Друг. Перестань! Не так оно есть. Правда, трудно показать, что злые люди сердце своё, то есть самих себя, погубили. И хотя между нами в первом разговоре сказано, что кто себя не познал, тот тем самым погиб, однако для лучшей уверенности вот тебе голос Божий: "Послушайте Меня те, что погубили сердце, он далёк от правды".

Клеопа. Ах, мы этому верим. Но как они погубили? Ведь и у них мысли также плодятся и разливаются. Чего они себе не воображают? Целый мир их вместить не может. Ничто их не удовлетворяет. Одно за другим пожирают, глотают и не насыщаются. Так не бездонная ли бездна их сердце? Ты сказал, что сердце, мысли и душа — всё это одно. Как же они погубились?

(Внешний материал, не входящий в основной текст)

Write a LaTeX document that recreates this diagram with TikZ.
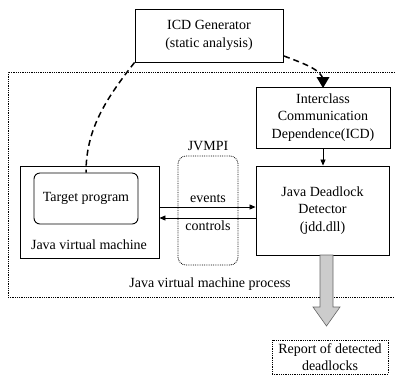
\documentclass[tikz,border=0pt]{standalone}
\usepackage{fontspec}
\setmainfont{Liberation Serif}
\usetikzlibrary{arrows.meta}
\begin{document}
\begin{tikzpicture}[x=1pt,y=-1pt,
  every node/.style={font=\fontsize{14}{17.5}\selectfont, inner sep=0pt},
  box/.style={draw, line width=0.9pt, align=center},
  rbox/.style={box, rounded corners=6pt},
  dotbox/.style={draw, densely dotted, line width=0.8pt, align=center},
  flow/.style={-{Triangle[length=6pt,width=5pt]}, line width=0.8pt},
  dashflow/.style={line width=1.5pt, dash pattern=on 6pt off 4pt}
]
\useasboundingbox (0,0) rectangle (395,376);

% JVM process boundary (open on the right)
\draw[densely dotted, line width=0.8pt] (395,72) -- (8,72) -- (8,297) -- (395,297);
\node (proc) at (210,284) {Java virtual machine process};

% static analysis
\node[box, minimum width=148pt, minimum height=53pt] (gen) at (209,35.5)
  {ICD Generator\\(static analysis)};
\node[box, minimum width=134pt, minimum height=61pt] (icd) at (323,117.5)
  {Interclass\\Communication\\Dependence(ICD)};

% runtime components
\node[box, minimum width=133pt, minimum height=89pt] (det) at (322.5,210.5)
  {Java Deadlock\\Detector\\(jdd.dll)};
\node[box, minimum width=139pt, minimum height=92pt] (jvm) at (89.5,212) {};
\node[rbox, minimum width=104pt, minimum height=51pt] (tgt) at (86,198.5) {Target program};
\node (jvmlabel) at (89,245) {Java virtual machine};
\node[dotbox, rounded corners=8pt, minimum width=60pt, minimum height=109pt] (jvmpi) at (208,210.5) {};
\node[anchor=south] (jvmpilabel) at (208,151) {JVMPI};

% events / controls
\coordinate (ev) at (0,207);
\coordinate (ct) at (0,218);
\draw[flow] (jvm.east |- ev) -- (det.west |- ev);
\draw[flow] (det.west |- ct) -- (jvm.east |- ct);
\node[anchor=south] (evlabel) at (208,203) {events};
\node[anchor=north] (ctlabel) at (208,221) {controls};

% ICD feeds the detector
\draw[flow] (icd.south) -- (det.north -| icd.south);

% dashed links from the generator
\coordinate (genout) at (284,56);
\draw[dashflow] (gen.south west) .. controls (105,100) and (86,130) .. (tgt.north);
\draw[dashflow] (genout) .. controls (305,64) and (322,70) .. (323,80);
\fill (316.5,77) -- (329.5,77) -- (323,88) -- cycle;

% report output
\node[dotbox, minimum width=116pt, minimum height=34pt] (rep) at (330,357)
  {Report of detected\\deadlocks};
\draw[fill=gray!40, draw=gray!80!black, line width=0.6pt]
  (320,255) -- (333,255) -- (333,307) -- (340,307) -- (326.5,326)
  -- (313,307) -- (320,307) -- cycle;
\end{tikzpicture}
\end{document}
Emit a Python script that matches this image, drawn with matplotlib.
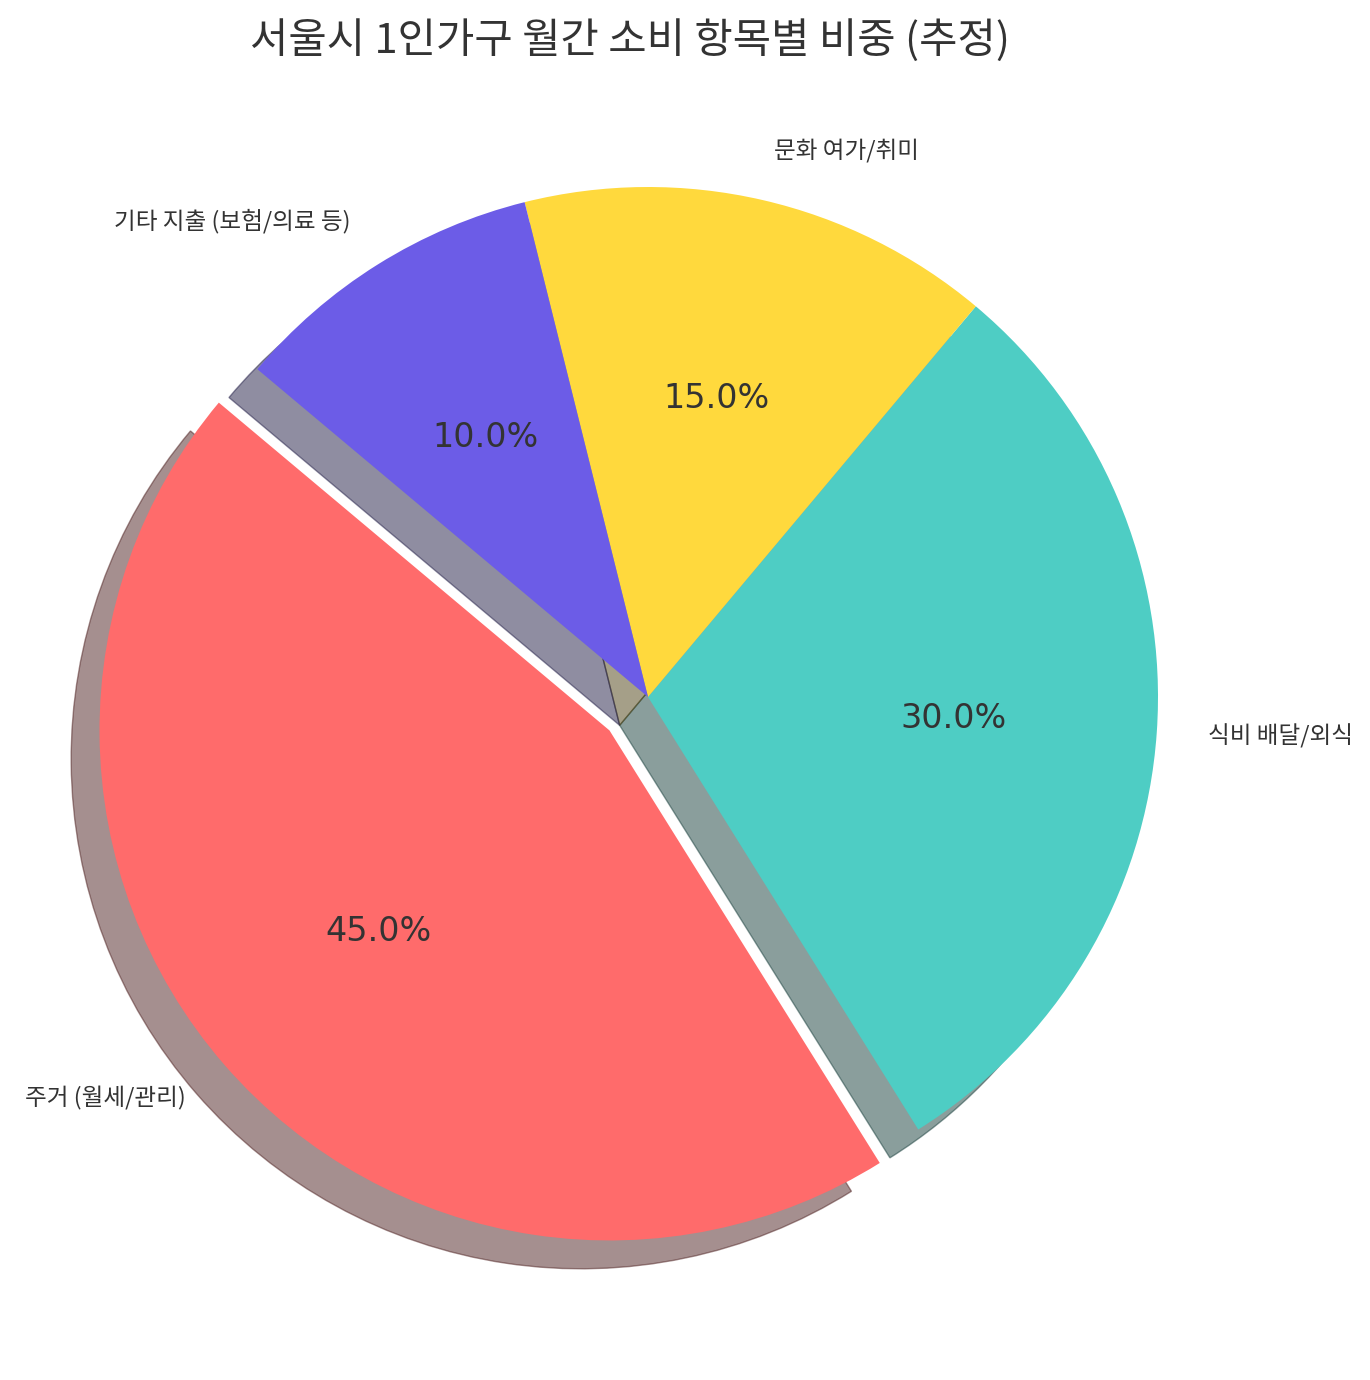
import matplotlib
matplotlib.use("Agg")
import matplotlib.pyplot as plt

plt.rcParams['font.family'] = ['Noto Sans CJK KR', 'DejaVu Sans']
plt.rcParams['text.color'] = '#333333'

title = "서울시 1인가구 월간 소비 항목별 비중 (추정)"
categories = ["주거 (월세/관리)", "식비 배달/외식", "문화 여가/취미", "기타 지출 (보험/의료 등)"]
values = [45, 30, 15, 10]
colors = ["#FF6B6B", "#4ECDC4", "#FFD93D", "#6C5CE7"]
explode = [0.1, 0, 0, 0]

W, H = 1370, 1380
fig = plt.figure(figsize=(W / 100, H / 100), dpi=100)
cx, cy, r = 648, 697, 510
half = 1.25 * r
ax = fig.add_axes([(cx - half) / W, (H - cy - half) / H, 2 * half / W, 2 * half / H])

wedges, texts, autotexts = ax.pie(
    values, labels=categories, colors=colors, explode=explode,
    autopct='%1.1f%%', startangle=140,
    shadow={'ox': -0.04, 'oy': -0.04},
    labeldistance=1.1, pctdistance=0.6,
    textprops={'fontsize': 17},
)
for t in autotexts:
    t.set_fontsize(24)
    t.set_fontfamily(['DejaVu Sans'])
ax.set_xlim(-1.25, 1.25)
ax.set_ylim(-1.25, 1.25)
ax.set_aspect('equal')

fig.text(630 / W, 1 - 40 / H, title, ha='center', va='center',
         fontsize=30, color='#333333')

fig.savefig("out.png", dpi=100)
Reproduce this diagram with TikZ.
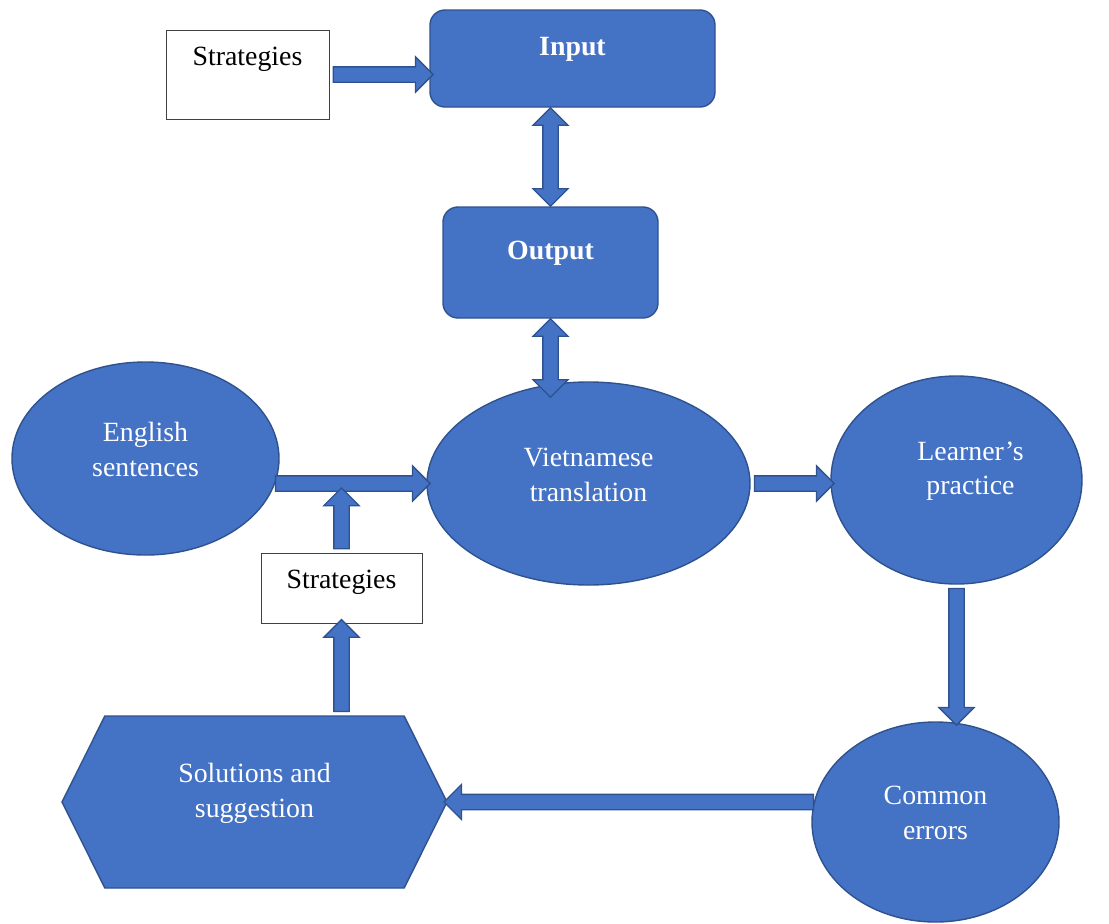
\documentclass[tikz,border=0pt]{standalone}
\usepackage{fontspec}
\setmainfont{Liberation Serif}
\usetikzlibrary{calc,shapes.geometric,shapes.arrows,shapes.symbols}

\definecolor{boxblue}{HTML}{4472C4}
\definecolor{edgeblue}{HTML}{2F528F}

% block arrow between two points
\newcommand\flowarrow[3][single arrow]{%
  \path let \p1=($#3-#2$), \n1={veclen(\x1,\y1)}, \n2={atan2(\y1,\x1)} in
    node[#1, blockarrow, minimum height=\n1, rotate=\n2] at ($#2!0.5!#3$) {};}

\begin{document}
\begin{tikzpicture}[
  x=0.25mm, y=-0.25mm,
  font=\fontsize{19.8}{24.8}\selectfont,
  panel/.style={draw=edgeblue, fill=boxblue, line width=1pt, inner sep=0pt},
  plate/.style={panel, rounded corners=3.75mm},
  bubble/.style={panel, ellipse},
  note/.style={draw=black!75, fill=white, line width=0.6pt, inner sep=0pt},
  captxt/.style={white, align=center, yshift=2.2mm},
  caption/.style={label={[captxt]center:#1}},
  blockarrow/.style={draw=edgeblue, fill=boxblue, line width=0.9pt,
                     inner xsep=0pt, inner ysep=1.75mm, text height=0pt, text depth=0pt,
                     single arrow head extend=2.5mm, double arrow head extend=2.5mm}
]
\useasboundingbox (0,0) rectangle (1109,924);

\node[note, minimum width=40.75mm, minimum height=22.25mm,
      label={[yshift=3.8mm]center:Strategies}]             (stratA)  at (247.5,74.5) {};
\node[plate, minimum width=71.25mm, minimum height=24.25mm,
      caption={\bfseries Input}]                           (input)   at (572.5,58.5) {};
\node[plate, minimum width=53.75mm, minimum height=27.75mm,
      caption={\bfseries Output}]                          (output)  at (550.5,262.5) {};
\node[bubble, minimum width=66.75mm, minimum height=48.25mm,
      caption={English\\sentences}]                        (eng)     at (145.5,458.5) {};
\node[bubble, minimum width=80.75mm, minimum height=50.75mm,
      caption={Vietnamese\\translation}]                   (viet)    at (588.5,483.5) {};
\node[bubble, minimum width=62.75mm, minimum height=52mm,
      label={[captxt, xshift=3.5mm]center:Learner’s\\practice}] (learner) at (956.5,480) {};
\node[bubble, minimum width=61.75mm, minimum height=50mm,
      caption={Common\\errors}]                            (common)  at (935.5,822) {};
\node[panel, signal, signal to=west and east, signal pointer angle=127,
      minimum width=96.25mm, minimum height=43mm,
      caption={Solutions and\\suggestion}]                 (solu)    at (254.5,802) {};
\node[note, minimum width=40.25mm, minimum height=17.5mm,
      label={[yshift=1.5mm]center:Strategies}]             (stratB)  at (341.5,588) {};

\flowarrow{(stratA.east)}{(stratA.east -| input.west)}
\flowarrow[double arrow]{(input.south -| output.north)}{(output.north)}
\flowarrow[double arrow]{(output.south)}{([yshift=-4mm]output.south |- viet.north)}
\flowarrow{([xshift=-2mm]viet.west -| eng.east)}{(viet.west)}
\flowarrow{(stratB.north)}{([yshift=-2.1mm]stratB.north |- viet.west)}
\flowarrow{(viet.east)}{(viet.east -| learner.west)}
\flowarrow{(learner.south)}{(learner.south |- common.north)}
\flowarrow{([xshift=1.5mm]solu.east -| common.west)}{(solu.east)}
\flowarrow{(solu.north -| stratB.south)}{(stratB.south)}
\end{tikzpicture}
\end{document}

Друг. Чего достигнуть не можем, не вопрошай. Надо принудить себя и дать место в сердце нашем упомянутому Божьему слову. Когда благодать Его повеет на нас, тогда всё нам простым и прямым покажется. Часто мы не понимаем малейших мелочей. А человек — это малый мирок, и так трудно силу его узнать, как нелегко во вселенской машине начало отыскать; затвердела наша нечувствительность, и привычный вкус есть причина нашего убожества. Раскладай перед слепым всё, что хочешь и сколько хочешь, но всё то для него пустяк. Он может осязать, а без дотока ничего не постигнет.

Сколько раз слышим мы [о воде и воздухе]. Разве не на воздух опираются птички? Он крепче железа. Однако деревянную стену каждый скорее заметить может. А воздух считают пустотой.